Centenário de José Craveirinha: leia um trecho da entrevista com o poeta moçambicano presente no livro ‘Angola e Moçambique – Experiência Colonial e Territórios Literários’, de Rita Chaves

José Craveirinha

O último dia 28 de maio foi marcado pelo centenário do poeta moçambicano José Craveirinha. Considerado o maior poeta do país, José Craveirinha também foi jornalista, cronista, contista e romancista.
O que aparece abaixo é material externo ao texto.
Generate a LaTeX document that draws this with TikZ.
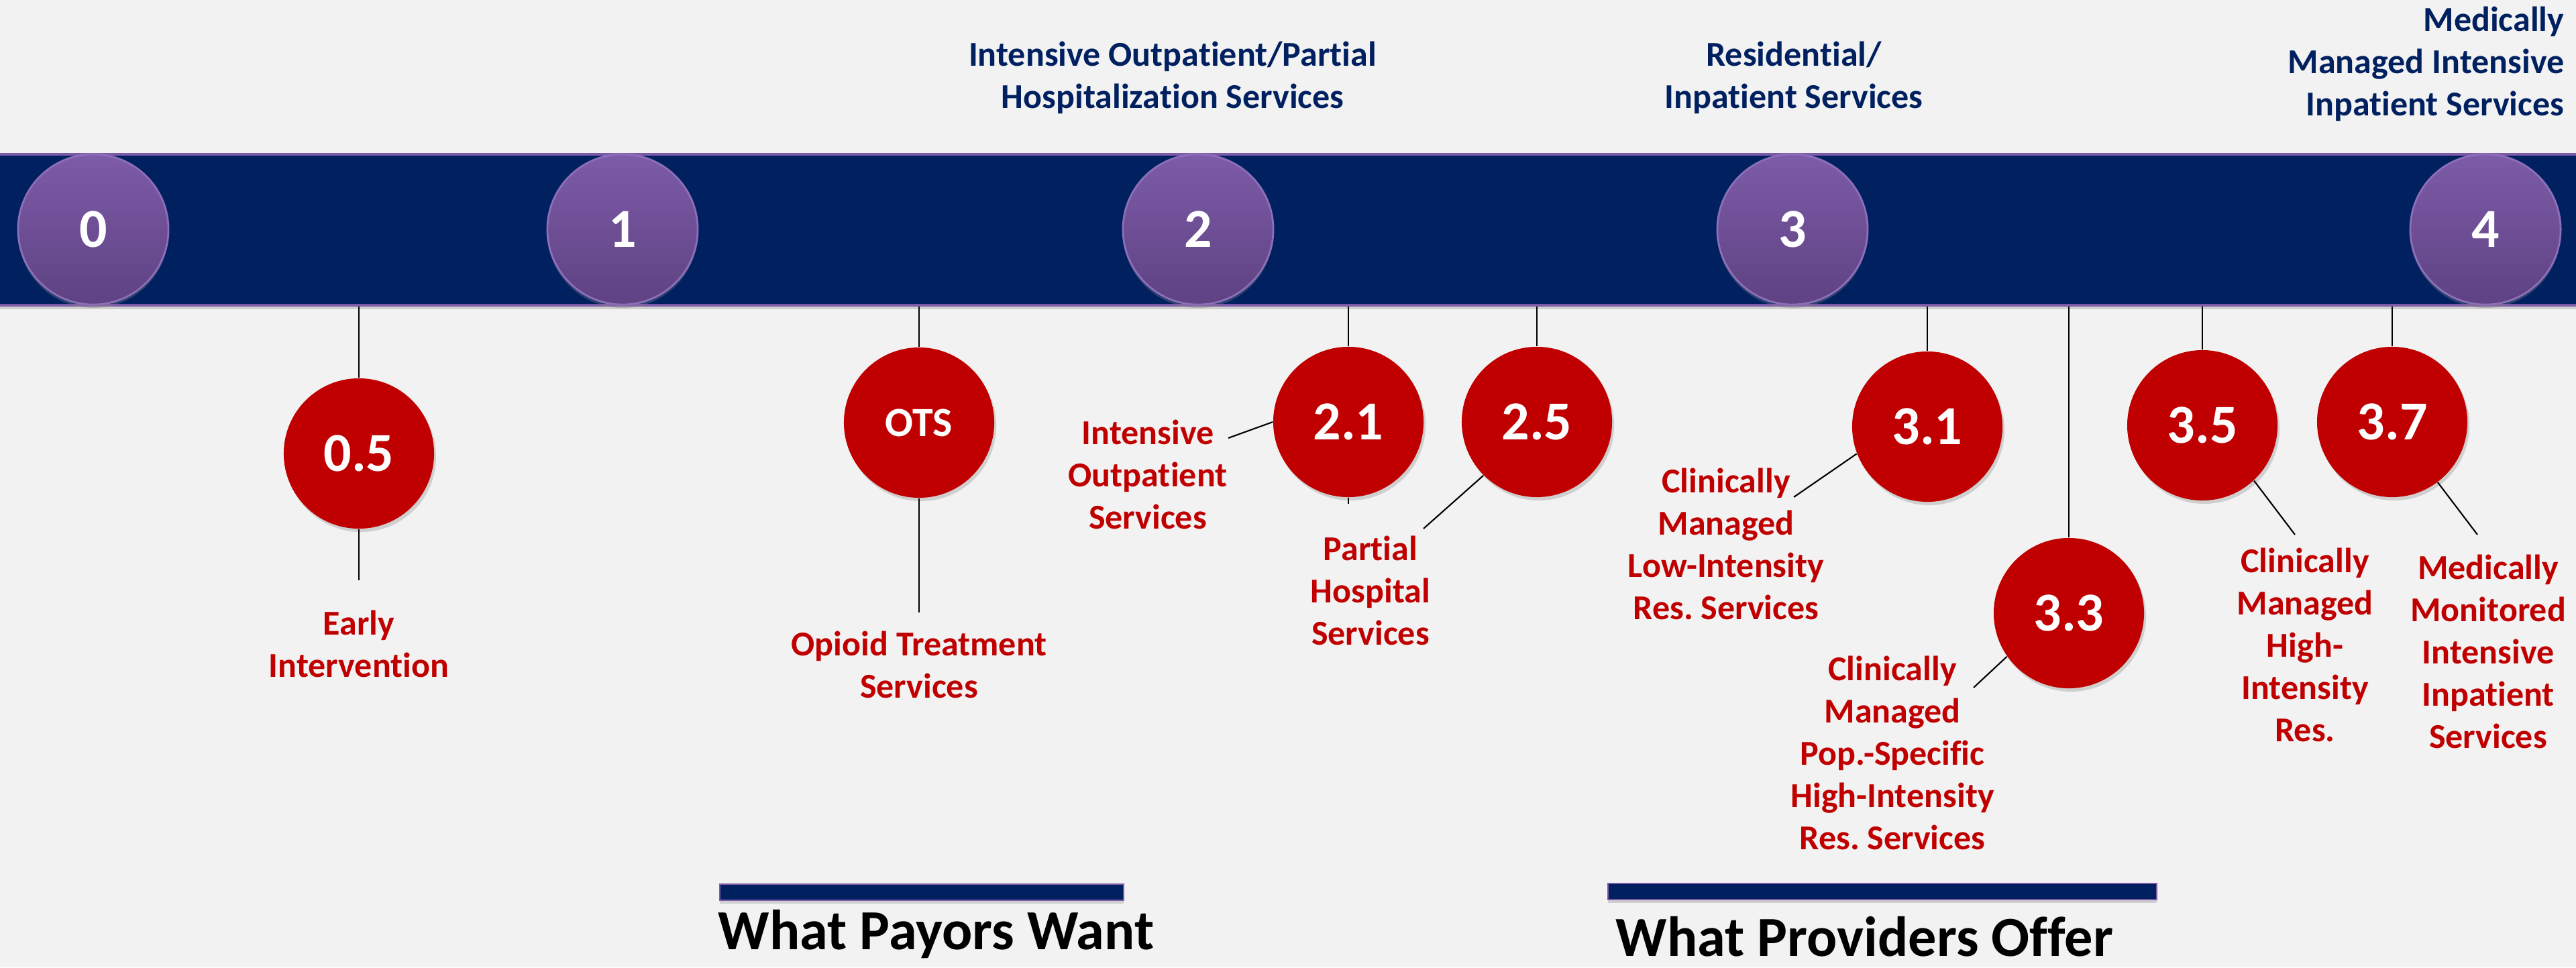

Um dos pioneiros africanos do movimento Negritude, seus textos abordam questões como o racismo e a dominação colonial portuguesa de Moçambique. 

No ano de 1997, Craveirinha recebeu o Prêmio Camões – considerado o primeiro autor africano a ganhar a honraria lusófona – e foi indicado várias vezes para o Prêmio Nobel de Literatura. O escritor e poeta morreu, aos 80 anos de idade, em Joanesburgo, na África do Sul, em 2003.

Na obra Angola e Moçambique – Experiência Colonial e Territórios Literários, que volta ao catálogo da editora em 2ª edição, ortografia revisada e acréscimo de novos capítulos, a professora, pesquisadora e autora Rita Chaves entrevistou, ao lado de Omar Thomaz, o poeta moçambicano José Craveirinha. Separamos alguns trechos dessa conversa – ao final da matéria – , que poderá ser lida na íntegra no livro.

Este volume reúne textos sobre a literatura dos dois maiores países africanos de colonização portuguesa. Em ambos, o passado de lutas pela emancipação é transfigurado em arte por autores que buscam a construção, quase utópica, de uma identidade nacional. A autora, professora da USP, faz análises contundentes – por exemplo, sobre a obra do angolano Manuel Rui Pepetela. Neste livro, destaca-se também uma entrevista dada por José Craveirinha, poeta que lutou pela independência de Moçambique.

TRECHOS DA ENTREVISTA COM JOSÉ CRAVEIRINHA

Pergunta: E nós sabemos que o José Craveirinha é uma espécie de régulo desse bairro. A leitura da sua obra leva-nos a conhecer um pouco dessa mitologia que explica a magia desse lugar. Mas a sua relação com o universo literário começa antes.

Resposta: Eu, muito novo, folheava Victor Hugo, lia Eça de Queirós, Zola, e gostava muito de poesia de Antero de Quental e, principalmente, Guerra Junqueira, que o meu pai gosta de declamar. Ele também dizia Camões todo. Essa vivência foi muito importante para despertar o gosto pela leitura. Eu ainda tenho aí o Soeiro Gomes daquele tempo. Os neorrealistas tiveram muita repercussão aqui. Mas depois veio aquela avalancha de brasileiros: O Cacau e o Suor, do Jorge Amado, o Jubiabá… Eu era um dos grandes fãs da Rachel de Queiroz. Eu e muitos, todo o grupo. Íamos para a Livraria Spanos esperar pelo O Cruzeiro, ansiosos pela crônica da Rachel. Quando soube que ela tinha sido contemplada com o Prêmio Camões, fiquei emocionado. Essa livraria importava livros portugueses e brasileiros, inclusive aqueles livros que estavam no índex para serem aprendidos. Ás vezes, essas proibições, atingiam até as revistas se eles considerassem que havia matérias impróprias para os moçambicanos.

Pergunta: Essas leituras estão na base de sua formação como escritor. Como é que o poeta José Craveirinha vê a poesia?

Resposta: Eu aprendi uma coisa com esses escritores, que se tornaram meus companheiros. A poesia foi sempre para mim um instrumento, uma ferramenta de reivindicação. Os meus poemas têm sempre uma dimensão social, sociopolítica. Mesmo quando falo de coisas como flores… É também um refúgio para minhas dores pessoais.